Wells Fargo & Co (NYSE: WFC) is setting up its Wachovia Securities advisors up for potential tax problems with payroll changes that went into effect this month.
The new system will set withholding automatically at 25% of brokers’ commissions for taxes, regardless of their actual tax brackets. The new flat rate will be put in place until 2011 for the 11,000 brokers that make up Wells Fargo’s Wells Fargo Advisors brokerage channel.
Wells Fargo acquired Wachovia just over a year ago and did not have a large retail brokerage unit until then.
This year, many of the company’s brokers will face lower take-home pay from withholding because of the 25% flat rate. The new withholding rules will likely affect most advisors producing less than $500,000 annually. The average Wells Fargo produces around $400,000.

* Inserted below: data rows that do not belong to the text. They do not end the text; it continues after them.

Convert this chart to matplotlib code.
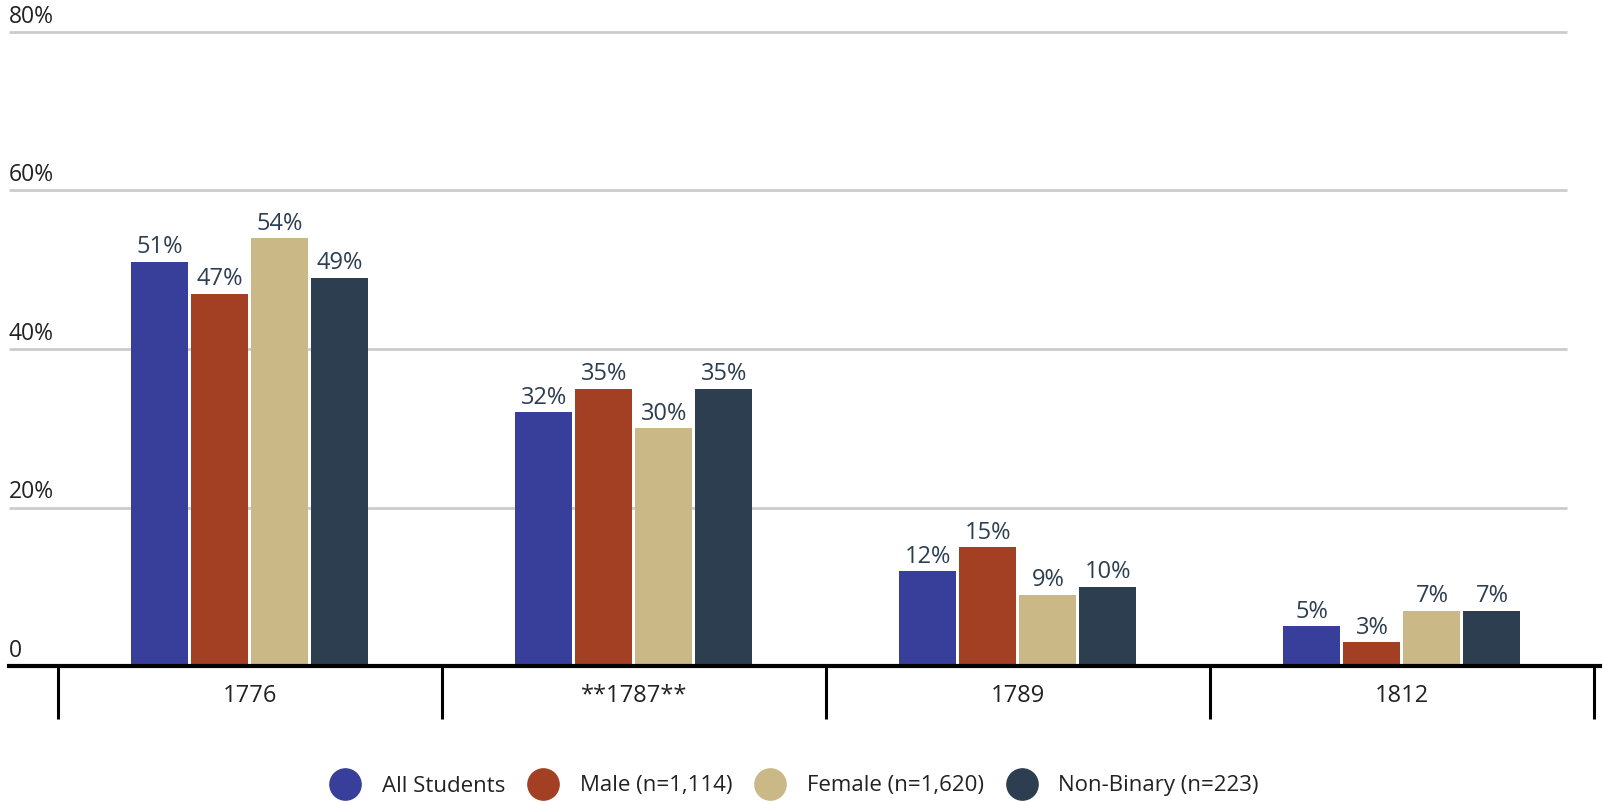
import matplotlib
matplotlib.use("Agg")
import matplotlib.pyplot as plt
from matplotlib.lines import Line2D
import numpy as np

plt.rcParams['font.family'] = ['Open Sans', 'DejaVu Sans']

categories = ["1776", "**1787**", "1789", "1812"]
series_names = ["All Students", "Male (n=1,114)", "Female (n=1,620)", "Non-Binary (n=223)"]
all_students = [51, 32, 12, 5]
male = [47, 35, 15, 3]
female = [54, 30, 9, 7]
non_binary = [49, 35, 10, 7]
colors = ["#373f9b", "#a33f22", "#cab886", "#2d3e50"]
y_ticks = [0, 20, 40, 60, 80]
y_tick_labels = ["0", "20%", "40%", "60%", "80%"]

series = [all_students, male, female, non_binary]

W, H = 1608, 802
fig = plt.figure(figsize=(W / 100, H / 100), dpi=100)
left_px, right_px = 9, 1600
top_px, base_px = 32, 666
ax = fig.add_axes([left_px / W, (H - base_px) / H, (right_px - left_px) / W, (base_px - top_px) / H])

cat_w_px = 384.0
center0_px = 250.0
xmin = (left_px - center0_px) / cat_w_px
xmax = (right_px - center0_px) / cat_w_px
ax.set_xlim(xmin, xmax)
ax.set_ylim(0, 80)
for s in ax.spines.values():
    s.set_visible(False)
ax.set_xticks([])
ax.set_yticks([])

# gridlines
grid_end = (1567 - center0_px) / cat_w_px
ax.hlines([20, 40, 60, 80], xmin, grid_end, colors="#cccccc", linewidth=2.0, zorder=0, clip_on=False)

bar_w = 57 / cat_w_px
step = 60 / cat_w_px
x = np.arange(len(categories))
offsets = (np.arange(4) - 1.5) * step
for i, vals in enumerate(series):
    ax.bar(x + offsets[i], vals, width=bar_w, color=colors[i], zorder=2)
    for xi, v in zip(x + offsets[i], vals):
        ax.annotate(f"{v}%", (xi, v), xytext=(0, 6), textcoords="offset points",
                    ha="center", va="baseline", fontsize=17, color="#2d3e50", zorder=3)

# baseline
ax.axhline(0, color="black", linewidth=3.0, zorder=4, clip_on=False)
# category separators
tick_len = (719 - base_px) / ((base_px - top_px) / 80.0)
ax.vlines(np.arange(len(categories) + 1) - 0.5, -tick_len, 0, colors="black", linewidth=2.2, clip_on=False, zorder=4)
for xi, c in zip(x, categories):
    ax.text(xi, -tick_len * 0.67, c, ha="center", va="baseline", fontsize=17, color="#222222")

# y labels
trans = ax.get_yaxis_transform()
for v, lab in zip(y_ticks, y_tick_labels):
    ax.annotate(lab, (0, v), xycoords=trans, xytext=(0, 6.5), textcoords="offset points",
                ha="left", va="baseline", fontsize=16.5, color="#222222")

handles = [Line2D([0], [0], marker="o", linestyle="none", markersize=22.5, markerfacecolor=c,
                  markeredgecolor=c) for c in colors]
fig.legend(handles, series_names, loc="center", bbox_to_anchor=(0.494, (H - 786) / H), ncol=4,
           frameon=False, fontsize=16, handletextpad=0.95, columnspacing=1.0, handlelength=1.4,
           labelcolor="#222222")

fig.savefig("out.png", dpi=100)
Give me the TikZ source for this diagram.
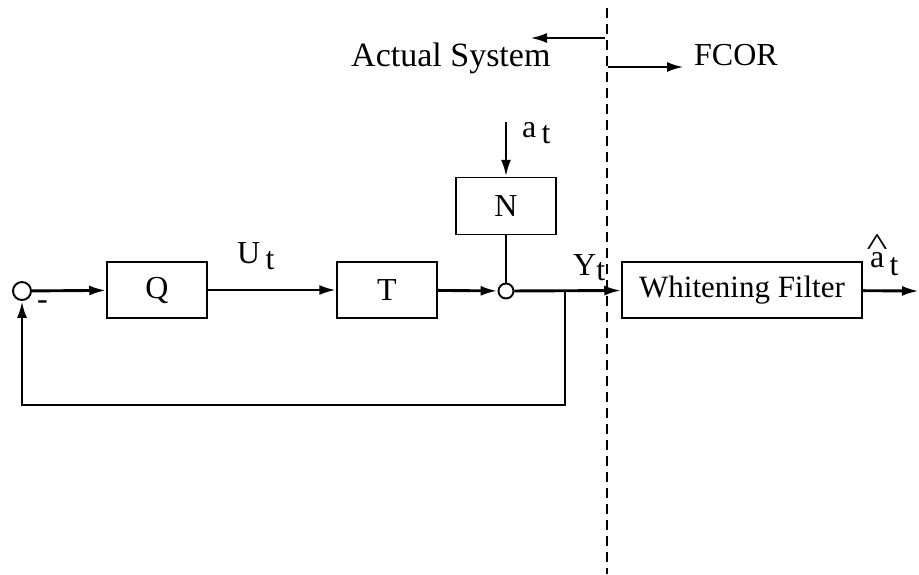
\documentclass[tikz,border=0pt]{standalone}
\usepackage{fontspec}
\setmainfont{Liberation Serif}
\usetikzlibrary{arrows.meta}
\begin{document}
\begin{tikzpicture}[x=1pt,y=-1pt,
  every node/.style={font=\fontsize{32}{36}\selectfont},
  blk/.style={draw,line width=1.5pt,minimum height=56pt,inner sep=0pt},
  junc/.style={draw,circle,line width=1.9pt,inner sep=0pt,fill=white},
  wire/.style={line width=2.9pt},
  arr/.style={wire,-{Latex[length=17pt,width=10pt]}},
  lbl/.style={anchor=base west,inner sep=0pt}]
\useasboundingbox (0,0) rectangle (919,574);
% blocks
\node[junc,minimum size=18pt] (s1) at (22,291) {};
\node[blk,minimum width=100pt] (Q) at (157,290) {Q};
\node[blk,minimum width=100pt] (T) at (387,290) {T};
\node[blk,minimum width=100pt,minimum height=57pt] (N) at (506,206) {N};
\node[junc,minimum size=15pt] (s2) at (506,291) {};
\node[blk,minimum width=240pt] (W) at (742,290) {\fontsize{31}{36}\selectfont Whitening Filter};
\coordinate (ain) at (506,122);
\coordinate (out) at (919,291);
\coordinate (fb) at (565,291);
\coordinate (fbb) at (565,405);
\coordinate (dtop) at (607,8);
\coordinate (dbot) at (607,574);
\coordinate (la) at (605,38);
\coordinate (lb) at (530,38);
\coordinate (ra) at (608,67);
\coordinate (rb) at (684,67);
% connectors
\draw[arr] (s1) -- (Q);
\draw[arr] (Q) -- (T);
\draw[arr] (T) -- (s2);
\draw[arr] (s2) -- (W);
\draw[arr] (W) -- (out);
\draw[wire] (N) -- (s2);
\draw[arr] (ain) -- (N);
\draw[arr] (fb) -- (fbb) -| (s1);
\draw[line width=2.8pt,dash pattern=on 10pt off 6pt] (dtop) -- (dbot);
\draw[arr] (la) -- (lb);
\draw[arr] (ra) -- (rb);
% labels
\node[lbl,font=\fontsize{34}{38}\selectfont] (tas) at (351,66) {Actual System};
\node[lbl] (tfc) at (694,65) {FCOR};
\node[lbl] (tu) at (237,263) {U\,\raisebox{-6pt}{t}};
\node[lbl] (ta) at (522,137) {a\,\raisebox{-6pt}{t}};
\node[lbl] (ty) at (573,275) {Y\raisebox{-5pt}{t}};
\node[lbl] (th) at (870,267) {\makebox[0pt][l]{\makebox[14pt][c]{\raisebox{12pt}{\scalebox{1.4}[1]{\char"5E}}}}a\,\raisebox{-8pt}{t}};
\node[lbl] (tm) at (37,309) {-};
\end{tikzpicture}
\end{document}
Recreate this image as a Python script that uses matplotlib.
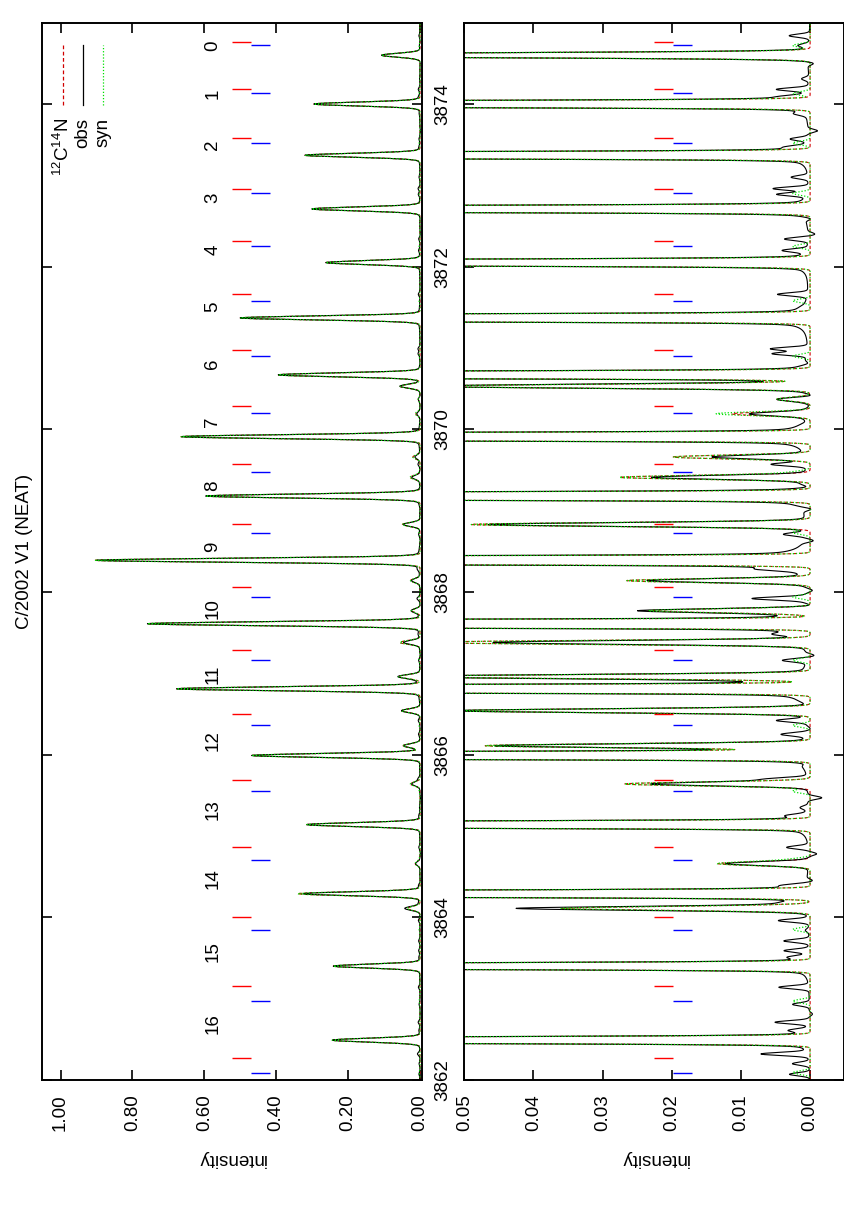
import numpy as np
import matplotlib
matplotlib.use("Agg")
import matplotlib.pyplot as plt

plt.rcParams['font.family'] = ['Liberation Sans', 'DejaVu Sans']
plt.rcParams['mathtext.default'] = 'regular'
plt.rcParams['font.size'] = 13.5

# rotational number of the R-branch lines and where their labels sit (Angstrom)
N_labels = [str(n) for n in range(17)]
label_wl = [3874.72, 3874.12, 3873.50, 3872.85, 3872.21, 3871.51, 3870.81, 3870.09, 3869.31,
            3868.55, 3867.80, 3866.99, 3866.17, 3865.33, 3864.48, 3863.58, 3862.69]

# line position marks (red / blue)
red_wl = [3874.76, 3874.19, 3873.58, 3872.96, 3872.32, 3871.66, 3870.98, 3870.29, 3869.57,
          3868.84, 3868.06, 3867.29, 3866.50, 3865.69, 3864.86, 3864.01, 3863.15, 3862.27]
blue_wl = [3874.72, 3874.13, 3873.52, 3872.90, 3872.25, 3871.58, 3870.90, 3870.20, 3869.47,
           3868.73, 3867.94, 3867.16, 3866.36, 3865.55, 3864.71, 3863.85, 3862.97, 3862.09]

# strong emission lines: centre, observed peak, model peak
peak_wl = [3874.60, 3874.00, 3873.37, 3872.71, 3872.05, 3871.37, 3870.67, 3869.91, 3869.18,
           3868.39, 3867.61, 3866.81, 3865.99, 3865.14, 3864.29, 3863.40, 3862.49]
peak_obs = [0.107, 0.295, 0.320, 0.301, 0.262, 0.500, 0.394, 0.663, 0.596,
            0.899, 0.758, 0.677, 0.468, 0.315, 0.325, 0.241, 0.244]
peak_mod = [0.107, 0.295, 0.320, 0.301, 0.262, 0.500, 0.394, 0.665, 0.596,
            0.905, 0.758, 0.677, 0.468, 0.315, 0.340, 0.241, 0.244]

# weaker 12C14N lines
weak_wl = [3870.53, 3870.37, 3870.19, 3869.66, 3869.41, 3868.83, 3868.14, 3867.77,
           3867.38, 3866.96, 3866.54, 3866.11, 3865.64, 3864.66, 3864.11]
weak_mod = [0.055, 0.0048, 0.0113, 0.0198, 0.0275, 0.049, 0.0265, 0.0234,
            0.056, 0.060, 0.051, 0.047, 0.0268, 0.0133, 0.036]
weak_obs = [0.055, 0.0044, 0.0082, 0.0135, 0.0222, 0.046, 0.0227, 0.0234,
            0.045, 0.060, 0.051, 0.044, 0.0227, 0.012, 0.042]

# faint extra lines only in the full synthetic spectrum
iso_syn = [0.0025] * len(blue_wl)

# small wiggles of the observed spectrum
resid_wl = [3874.84, 3874.72, 3874.50, 3874.31, 3874.18, 3874.09, 3873.88, 3873.67, 3873.57,
            3873.47, 3873.10, 3872.96, 3872.89, 3872.59, 3872.40, 3872.34, 3872.20, 3871.66,
            3871.50, 3870.99, 3870.93, 3870.81, 3870.41, 3870.29, 3870.09, 3869.57, 3869.29,
            3869.02, 3868.71, 3868.63, 3868.28, 3868.02, 3867.92, 3867.83, 3867.48, 3867.22,
            3867.16, 3866.91, 3866.62, 3866.42, 3866.32, 3866.25, 3865.89, 3865.70,
            3865.47, 3865.35, 3865.25, 3864.86, 3864.78, 3864.45, 3864.39, 3864.18, 3863.96,
            3863.84, 3863.71, 3863.59, 3863.51, 3863.26, 3863.14, 3862.93, 3862.81, 3862.71,
            3862.61, 3862.32, 3862.20, 3862.07]
resid_obs = [0.0029, 0.0014, -0.0010, 0.0010, 0.0044, 0.0031, 0.0014, -0.0014, 0.0024,
             0.0024, 0.0024, 0.0050, 0.0043, -0.0010, -0.0010, 0.0034, 0.0034, 0.0043,
             0.0002, 0.0053, 0.0050, -0.0007, -0.0014, -0.0003, -0.0003, 0.0050, -0.0017,
             -0.0014, 0.0031, -0.0014, 0.0044, -0.0010, 0.0077, -0.0014, 0.0031, -0.0012,
             0.0034, 0.0036, -0.0005, 0.0043, -0.0005, 0.0036, -0.0010, 0.0053,
             -0.0020, 0.0010, 0.0024, 0.0031, -0.0012, -0.0010, 0.0029, 0.0026, 0.0043,
             0.0005, 0.0036, 0.0034, 0.0024, 0.0000, 0.0043, 0.0024, -0.0005, 0.0048,
             0.0024, 0.0067, 0.0024, 0.0029]

wl = np.linspace(3861.8, 3875.2, 9000)


def lines(centres, heights, fwhm=0.056, eta=0.0):
    d = (wl[:, None] - np.asarray(centres)[None, :]) / fwhm
    shape = (1 - eta) * np.exp(-4 * np.log(2) * d ** 2) + eta / (1 + 4 * d ** 2)
    return shape @ np.asarray(heights)


cn12 = lines(peak_wl, peak_mod) + lines(weak_wl, weak_mod)
syn = cn12 + lines(blue_wl, iso_syn, fwhm=0.05)
obs = (lines(peak_wl, peak_obs, eta=0.06) + lines(weak_wl, weak_obs, eta=0.06)
       + lines(resid_wl, resid_obs, fwhm=0.045))

W, H = 845, 1207
fig = plt.figure(figsize=(W / 100, H / 100), dpi=100)
ax1 = fig.add_axes([42 / W, 127 / H, 379.7 / W, 1057.3 / H])
ax2 = fig.add_axes([464.3 / W, 127 / H, 379.7 / W, 1057.3 / H])

for ax in (ax1, ax2):
    ax.plot(cn12, wl, color='#d00000', ls=(0, (3, 2)), lw=0.8)
    ax.plot(obs, wl, color='black', lw=0.8)
    ax.plot(syn, wl, color='#00e000', ls=(0, (1, 1.5)), lw=0.9)
    ax.hlines(red_wl, 0.50, 0.55, transform=ax.get_yaxis_transform(), colors='red', lw=1)
    ax.hlines(blue_wl, 0.55, 0.60, transform=ax.get_yaxis_transform(), colors='blue', lw=1)
    ax.set_ylim(3862, 3875)
    ax.set_yticks(range(3862, 3875, 2))
    ax.tick_params(direction='in', length=7, width=1.2, top=True, right=True)
    ax.tick_params(axis='x', labelrotation=90, pad=10)
    ax.set_xlabel('intensity', rotation=180, labelpad=14)
    for s in ax.spines.values():
        s.set_linewidth(1.4)

ax1.set_xlim(1.0515, -0.0047)
ax1.set_xticks(np.arange(0, 1.01, 0.2))
ax1.set_xticklabels([f'{v:.2f}' for v in np.arange(0, 1.01, 0.2)])
ax1.tick_params(axis='y', labelleft=False, labelright=True, labelrotation=90, pad=9)
for t in ax1.get_yticklabels():
    t.set_va('center')

ax2.set_xlim(0.05, -0.0049)
ax2.set_xticks(np.arange(0, 0.051, 0.01))
ax2.set_xticklabels([f'{v:.2f}' for v in np.arange(0, 0.051, 0.01)])
ax2.tick_params(axis='y', labelleft=False)

for n, w in zip(N_labels, label_wl):
    ax1.text(0.45, w, n, rotation=90, ha='center', va='center',
             transform=ax1.get_yaxis_transform())

# key
key = [(0.055, dict(color='#d00000', ls=(0, (3, 2))), '$^{12}$C$^{14}$N'),
       (0.108, dict(color='black', ls='-'), 'obs'),
       (0.161, dict(color='#00e000', ls=(0, (1, 1.5))), 'syn')]
for xf, st, txt in key:
    ax1.plot([xf, xf], [0.922, 0.979], transform=ax1.transAxes, lw=0.9, **st)
    ax1.text(xf, 0.91, txt, rotation=90, ha='center', va='top', transform=ax1.transAxes)

fig.text(25 / W, 1 - 551 / H, 'C/2002 V1 (NEAT)', rotation=90, ha='center', va='center')

fig.savefig('out.png', dpi=100)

Wells Fargo is essentially forcing its lower producing advisors to over-withhold on their taxes, making it so that they won’t get a decent chunk of their compensation until they file their FY 2010 taxes in April 2011. Top advisors making more than $500,000 per year will be able to send in quarterly estimates to avoid a large tax bill the following April and penalties for under-withholding.
Wells Fargo is offering their impacted advisers a one-year loan at 3% interest as a means of cash flow assistance while their money while their compensation is tied up with the IRS.